Aim of the task - Filter the entries and keep only the lines where the string "this" appears.
══ Data shown
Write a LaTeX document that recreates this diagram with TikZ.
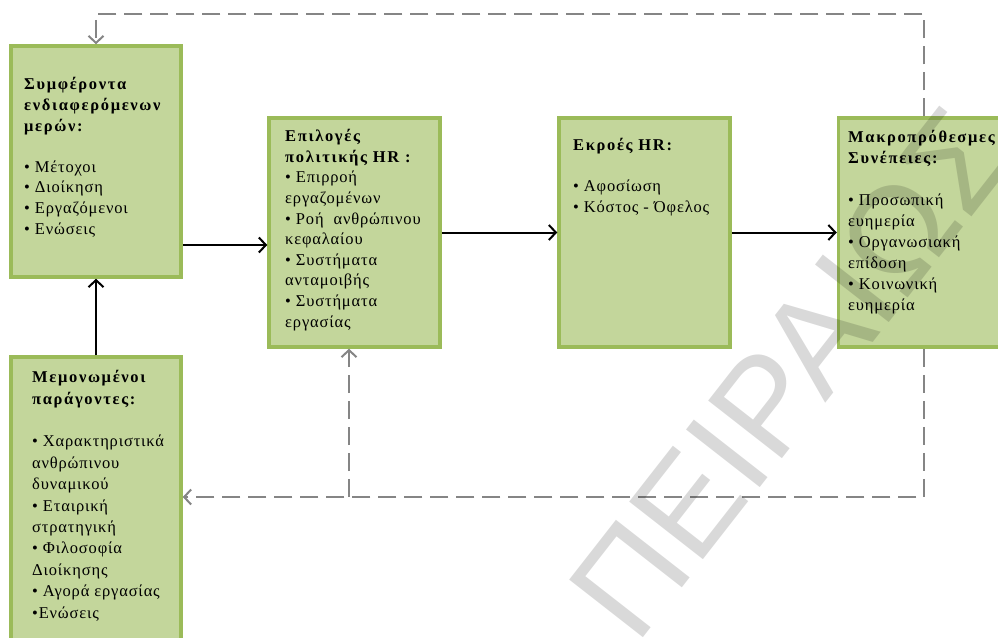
════
══ Data shown
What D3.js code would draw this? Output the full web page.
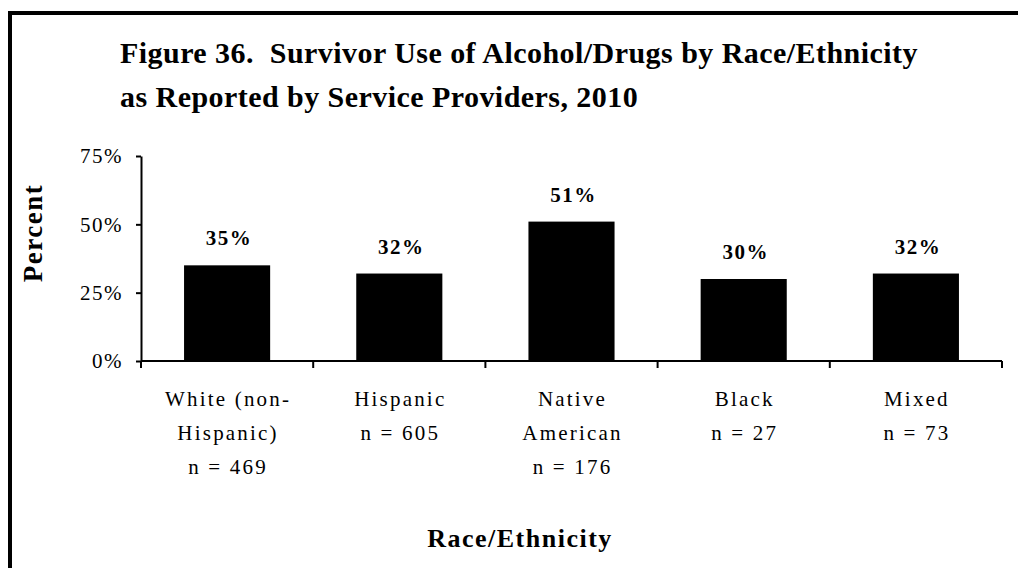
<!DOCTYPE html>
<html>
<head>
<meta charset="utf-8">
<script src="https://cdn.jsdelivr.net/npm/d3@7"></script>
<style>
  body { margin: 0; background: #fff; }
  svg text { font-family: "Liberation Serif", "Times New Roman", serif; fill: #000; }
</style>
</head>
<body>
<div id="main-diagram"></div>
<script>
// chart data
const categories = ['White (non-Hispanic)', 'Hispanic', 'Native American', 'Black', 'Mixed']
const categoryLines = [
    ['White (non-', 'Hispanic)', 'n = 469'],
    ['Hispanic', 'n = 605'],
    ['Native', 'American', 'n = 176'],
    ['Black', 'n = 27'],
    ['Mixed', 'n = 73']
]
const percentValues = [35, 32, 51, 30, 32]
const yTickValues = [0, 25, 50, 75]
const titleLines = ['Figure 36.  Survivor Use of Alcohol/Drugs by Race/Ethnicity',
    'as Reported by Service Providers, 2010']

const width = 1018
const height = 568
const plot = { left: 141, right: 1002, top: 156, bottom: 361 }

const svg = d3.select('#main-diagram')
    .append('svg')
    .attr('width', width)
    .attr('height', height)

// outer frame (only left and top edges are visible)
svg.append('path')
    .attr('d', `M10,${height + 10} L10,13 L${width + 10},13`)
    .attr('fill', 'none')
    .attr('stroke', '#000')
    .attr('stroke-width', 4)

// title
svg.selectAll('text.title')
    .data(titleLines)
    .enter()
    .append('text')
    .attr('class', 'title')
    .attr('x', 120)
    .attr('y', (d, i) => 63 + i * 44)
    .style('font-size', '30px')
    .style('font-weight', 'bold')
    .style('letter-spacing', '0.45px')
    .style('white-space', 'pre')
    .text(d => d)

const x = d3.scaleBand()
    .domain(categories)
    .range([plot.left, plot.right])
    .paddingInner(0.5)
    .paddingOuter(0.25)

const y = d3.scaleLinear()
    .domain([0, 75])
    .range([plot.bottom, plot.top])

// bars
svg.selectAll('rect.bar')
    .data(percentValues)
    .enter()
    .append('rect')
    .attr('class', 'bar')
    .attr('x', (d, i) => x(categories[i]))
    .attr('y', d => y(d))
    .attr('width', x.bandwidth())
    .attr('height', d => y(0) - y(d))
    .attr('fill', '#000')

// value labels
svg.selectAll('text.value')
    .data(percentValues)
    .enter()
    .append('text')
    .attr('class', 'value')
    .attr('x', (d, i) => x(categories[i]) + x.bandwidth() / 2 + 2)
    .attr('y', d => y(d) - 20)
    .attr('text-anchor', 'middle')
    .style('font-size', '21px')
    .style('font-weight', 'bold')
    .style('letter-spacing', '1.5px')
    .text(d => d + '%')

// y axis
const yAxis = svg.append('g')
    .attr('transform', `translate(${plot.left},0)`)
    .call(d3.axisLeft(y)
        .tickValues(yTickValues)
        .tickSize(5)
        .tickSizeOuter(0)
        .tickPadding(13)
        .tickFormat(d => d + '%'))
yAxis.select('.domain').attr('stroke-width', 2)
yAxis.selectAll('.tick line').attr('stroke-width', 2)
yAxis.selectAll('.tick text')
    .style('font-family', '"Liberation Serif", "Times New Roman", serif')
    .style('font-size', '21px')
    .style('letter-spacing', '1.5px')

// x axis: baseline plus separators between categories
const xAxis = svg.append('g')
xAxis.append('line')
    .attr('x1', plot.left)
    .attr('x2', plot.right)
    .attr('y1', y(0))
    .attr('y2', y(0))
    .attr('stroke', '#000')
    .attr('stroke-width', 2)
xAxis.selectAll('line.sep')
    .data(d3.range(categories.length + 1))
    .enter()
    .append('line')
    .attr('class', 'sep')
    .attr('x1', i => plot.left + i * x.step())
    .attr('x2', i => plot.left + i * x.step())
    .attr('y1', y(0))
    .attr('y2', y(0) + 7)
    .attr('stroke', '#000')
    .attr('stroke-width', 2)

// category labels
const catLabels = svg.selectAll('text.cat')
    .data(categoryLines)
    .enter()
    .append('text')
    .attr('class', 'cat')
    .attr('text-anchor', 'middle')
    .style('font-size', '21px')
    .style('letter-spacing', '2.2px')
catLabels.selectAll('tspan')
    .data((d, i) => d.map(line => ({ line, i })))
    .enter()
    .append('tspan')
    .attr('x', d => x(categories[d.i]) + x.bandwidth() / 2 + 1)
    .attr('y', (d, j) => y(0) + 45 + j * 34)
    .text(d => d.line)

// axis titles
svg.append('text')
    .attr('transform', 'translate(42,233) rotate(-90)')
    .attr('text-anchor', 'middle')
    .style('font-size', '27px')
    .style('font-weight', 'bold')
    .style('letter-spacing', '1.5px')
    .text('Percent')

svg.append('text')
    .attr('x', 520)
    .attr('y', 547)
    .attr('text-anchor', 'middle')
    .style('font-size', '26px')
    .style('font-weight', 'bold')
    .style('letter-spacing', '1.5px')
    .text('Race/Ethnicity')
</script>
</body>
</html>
════
Answer in full -
Write a LaTeX document that recreates this diagram with TikZ.
What D3.js code would draw this? Output the full web page.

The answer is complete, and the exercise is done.